■ Material provided:
----------------
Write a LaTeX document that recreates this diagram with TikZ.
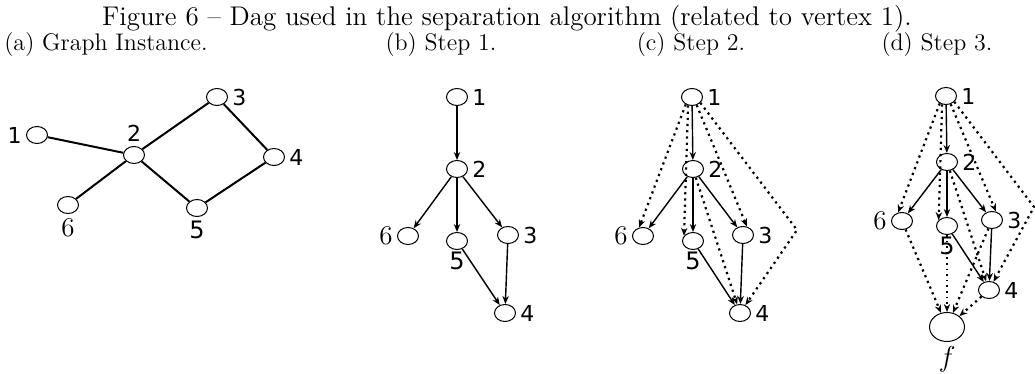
----------------
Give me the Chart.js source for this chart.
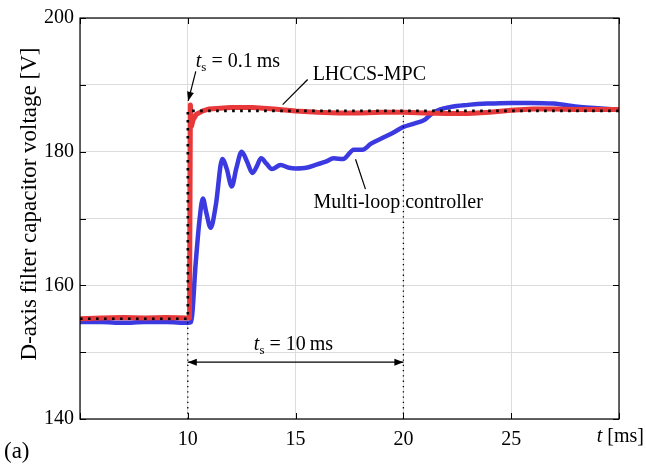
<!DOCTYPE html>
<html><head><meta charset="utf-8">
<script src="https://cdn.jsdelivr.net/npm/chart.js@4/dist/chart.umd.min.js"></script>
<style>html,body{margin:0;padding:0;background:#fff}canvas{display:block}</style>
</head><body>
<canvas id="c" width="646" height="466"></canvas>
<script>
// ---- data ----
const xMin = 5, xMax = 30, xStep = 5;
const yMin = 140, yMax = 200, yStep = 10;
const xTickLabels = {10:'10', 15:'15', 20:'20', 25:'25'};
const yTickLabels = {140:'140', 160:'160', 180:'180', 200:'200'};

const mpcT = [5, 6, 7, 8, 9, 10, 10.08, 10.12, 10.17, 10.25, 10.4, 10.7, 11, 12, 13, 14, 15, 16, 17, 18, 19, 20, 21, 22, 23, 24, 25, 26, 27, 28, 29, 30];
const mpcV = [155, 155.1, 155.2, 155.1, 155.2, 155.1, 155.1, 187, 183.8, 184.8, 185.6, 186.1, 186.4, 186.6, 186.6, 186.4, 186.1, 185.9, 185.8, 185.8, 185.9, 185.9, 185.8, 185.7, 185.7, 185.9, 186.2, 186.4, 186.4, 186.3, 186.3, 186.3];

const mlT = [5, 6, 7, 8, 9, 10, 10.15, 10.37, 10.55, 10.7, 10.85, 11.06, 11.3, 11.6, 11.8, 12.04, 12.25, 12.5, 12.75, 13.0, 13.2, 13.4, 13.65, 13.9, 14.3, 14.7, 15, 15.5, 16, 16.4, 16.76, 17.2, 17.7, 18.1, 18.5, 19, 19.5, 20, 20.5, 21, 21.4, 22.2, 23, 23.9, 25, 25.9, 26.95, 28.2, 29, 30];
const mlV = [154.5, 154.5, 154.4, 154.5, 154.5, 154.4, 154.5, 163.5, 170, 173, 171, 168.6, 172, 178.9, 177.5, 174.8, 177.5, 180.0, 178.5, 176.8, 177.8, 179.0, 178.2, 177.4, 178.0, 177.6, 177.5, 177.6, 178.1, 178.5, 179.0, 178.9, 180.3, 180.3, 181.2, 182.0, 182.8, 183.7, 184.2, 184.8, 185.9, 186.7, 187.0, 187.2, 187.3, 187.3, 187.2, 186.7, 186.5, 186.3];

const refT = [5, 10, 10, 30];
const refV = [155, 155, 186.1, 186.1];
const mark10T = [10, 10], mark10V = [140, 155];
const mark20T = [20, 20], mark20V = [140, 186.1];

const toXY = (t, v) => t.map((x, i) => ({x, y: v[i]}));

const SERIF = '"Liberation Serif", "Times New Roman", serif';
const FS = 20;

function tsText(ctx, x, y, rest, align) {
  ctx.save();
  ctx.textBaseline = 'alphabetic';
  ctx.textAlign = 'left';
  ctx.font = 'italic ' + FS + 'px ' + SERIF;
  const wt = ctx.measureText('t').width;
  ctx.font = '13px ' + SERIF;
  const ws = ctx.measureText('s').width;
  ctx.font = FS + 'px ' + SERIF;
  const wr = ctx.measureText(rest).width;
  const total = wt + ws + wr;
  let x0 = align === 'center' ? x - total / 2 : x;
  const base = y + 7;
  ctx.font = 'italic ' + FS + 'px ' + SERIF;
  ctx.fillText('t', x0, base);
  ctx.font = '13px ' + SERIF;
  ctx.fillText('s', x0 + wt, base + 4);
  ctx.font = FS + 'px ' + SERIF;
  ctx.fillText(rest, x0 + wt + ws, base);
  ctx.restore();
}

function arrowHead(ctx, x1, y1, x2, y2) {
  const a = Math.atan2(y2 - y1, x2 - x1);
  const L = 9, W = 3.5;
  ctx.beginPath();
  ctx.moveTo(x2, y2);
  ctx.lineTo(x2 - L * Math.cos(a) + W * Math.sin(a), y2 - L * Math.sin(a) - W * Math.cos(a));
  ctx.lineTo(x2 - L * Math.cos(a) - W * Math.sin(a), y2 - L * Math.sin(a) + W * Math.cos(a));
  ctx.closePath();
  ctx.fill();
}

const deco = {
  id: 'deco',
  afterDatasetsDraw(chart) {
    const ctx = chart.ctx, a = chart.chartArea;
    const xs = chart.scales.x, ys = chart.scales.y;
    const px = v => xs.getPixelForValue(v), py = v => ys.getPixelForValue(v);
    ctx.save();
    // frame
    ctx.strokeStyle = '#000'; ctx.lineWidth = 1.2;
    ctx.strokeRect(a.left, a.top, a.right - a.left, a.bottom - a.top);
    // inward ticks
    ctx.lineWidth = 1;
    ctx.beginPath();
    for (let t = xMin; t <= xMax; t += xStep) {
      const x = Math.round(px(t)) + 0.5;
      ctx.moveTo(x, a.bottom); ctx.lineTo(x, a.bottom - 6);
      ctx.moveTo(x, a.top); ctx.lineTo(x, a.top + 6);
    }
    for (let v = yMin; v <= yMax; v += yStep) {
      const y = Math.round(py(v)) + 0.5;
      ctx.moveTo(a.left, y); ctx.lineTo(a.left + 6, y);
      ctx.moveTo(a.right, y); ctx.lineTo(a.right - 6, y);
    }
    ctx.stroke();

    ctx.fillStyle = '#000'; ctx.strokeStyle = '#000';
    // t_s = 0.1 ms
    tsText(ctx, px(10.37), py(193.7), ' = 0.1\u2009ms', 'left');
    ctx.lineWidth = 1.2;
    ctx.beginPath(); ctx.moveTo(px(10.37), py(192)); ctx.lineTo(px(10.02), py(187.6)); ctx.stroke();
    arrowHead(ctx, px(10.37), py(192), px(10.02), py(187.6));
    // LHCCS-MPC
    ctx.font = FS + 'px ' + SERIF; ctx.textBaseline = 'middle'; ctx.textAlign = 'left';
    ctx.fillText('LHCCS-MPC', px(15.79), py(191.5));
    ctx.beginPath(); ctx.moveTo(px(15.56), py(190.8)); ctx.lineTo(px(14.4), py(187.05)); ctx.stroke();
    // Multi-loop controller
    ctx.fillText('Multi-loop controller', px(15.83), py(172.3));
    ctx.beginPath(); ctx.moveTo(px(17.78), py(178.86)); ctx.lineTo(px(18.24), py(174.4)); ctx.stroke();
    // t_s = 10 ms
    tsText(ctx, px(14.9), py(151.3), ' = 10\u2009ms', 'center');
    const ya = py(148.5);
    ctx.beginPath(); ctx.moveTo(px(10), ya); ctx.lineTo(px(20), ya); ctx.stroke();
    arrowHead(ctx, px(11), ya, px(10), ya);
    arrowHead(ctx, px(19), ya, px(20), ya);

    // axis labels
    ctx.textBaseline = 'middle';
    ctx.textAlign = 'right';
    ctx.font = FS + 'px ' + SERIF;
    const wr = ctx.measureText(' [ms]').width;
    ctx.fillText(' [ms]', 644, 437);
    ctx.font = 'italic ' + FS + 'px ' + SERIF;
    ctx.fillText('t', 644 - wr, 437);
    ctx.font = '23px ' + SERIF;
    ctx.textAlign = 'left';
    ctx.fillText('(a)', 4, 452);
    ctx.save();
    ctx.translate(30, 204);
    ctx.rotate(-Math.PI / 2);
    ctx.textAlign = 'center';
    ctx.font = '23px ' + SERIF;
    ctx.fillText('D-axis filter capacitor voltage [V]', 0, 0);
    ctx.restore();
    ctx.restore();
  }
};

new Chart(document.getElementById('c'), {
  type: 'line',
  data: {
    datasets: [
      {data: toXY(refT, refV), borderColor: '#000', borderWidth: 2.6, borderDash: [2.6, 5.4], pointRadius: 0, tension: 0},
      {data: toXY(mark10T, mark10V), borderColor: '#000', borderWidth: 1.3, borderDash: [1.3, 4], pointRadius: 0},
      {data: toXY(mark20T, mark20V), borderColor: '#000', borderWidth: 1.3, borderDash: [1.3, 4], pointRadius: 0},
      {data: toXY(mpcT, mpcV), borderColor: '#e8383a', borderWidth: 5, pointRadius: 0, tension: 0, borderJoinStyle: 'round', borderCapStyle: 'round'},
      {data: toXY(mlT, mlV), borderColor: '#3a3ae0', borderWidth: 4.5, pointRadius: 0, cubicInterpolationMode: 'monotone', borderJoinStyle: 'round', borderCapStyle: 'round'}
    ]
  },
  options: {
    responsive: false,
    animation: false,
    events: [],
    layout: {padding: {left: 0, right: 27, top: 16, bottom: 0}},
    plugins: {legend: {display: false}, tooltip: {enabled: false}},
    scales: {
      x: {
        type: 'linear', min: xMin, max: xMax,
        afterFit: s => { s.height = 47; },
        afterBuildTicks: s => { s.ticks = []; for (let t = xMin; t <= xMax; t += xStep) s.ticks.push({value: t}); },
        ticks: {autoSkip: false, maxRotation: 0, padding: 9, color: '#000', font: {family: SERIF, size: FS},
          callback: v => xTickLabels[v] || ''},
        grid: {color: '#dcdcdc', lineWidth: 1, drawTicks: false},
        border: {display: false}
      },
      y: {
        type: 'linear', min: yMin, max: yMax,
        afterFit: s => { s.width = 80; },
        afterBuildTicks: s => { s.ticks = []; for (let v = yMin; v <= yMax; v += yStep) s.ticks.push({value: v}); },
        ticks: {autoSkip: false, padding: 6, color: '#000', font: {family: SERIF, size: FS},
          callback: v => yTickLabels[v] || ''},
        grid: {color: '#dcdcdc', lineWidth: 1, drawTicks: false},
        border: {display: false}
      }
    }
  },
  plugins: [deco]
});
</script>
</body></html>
----------------
Give only the number of lines in the material above where the string "this" appears.

■ The answer: 2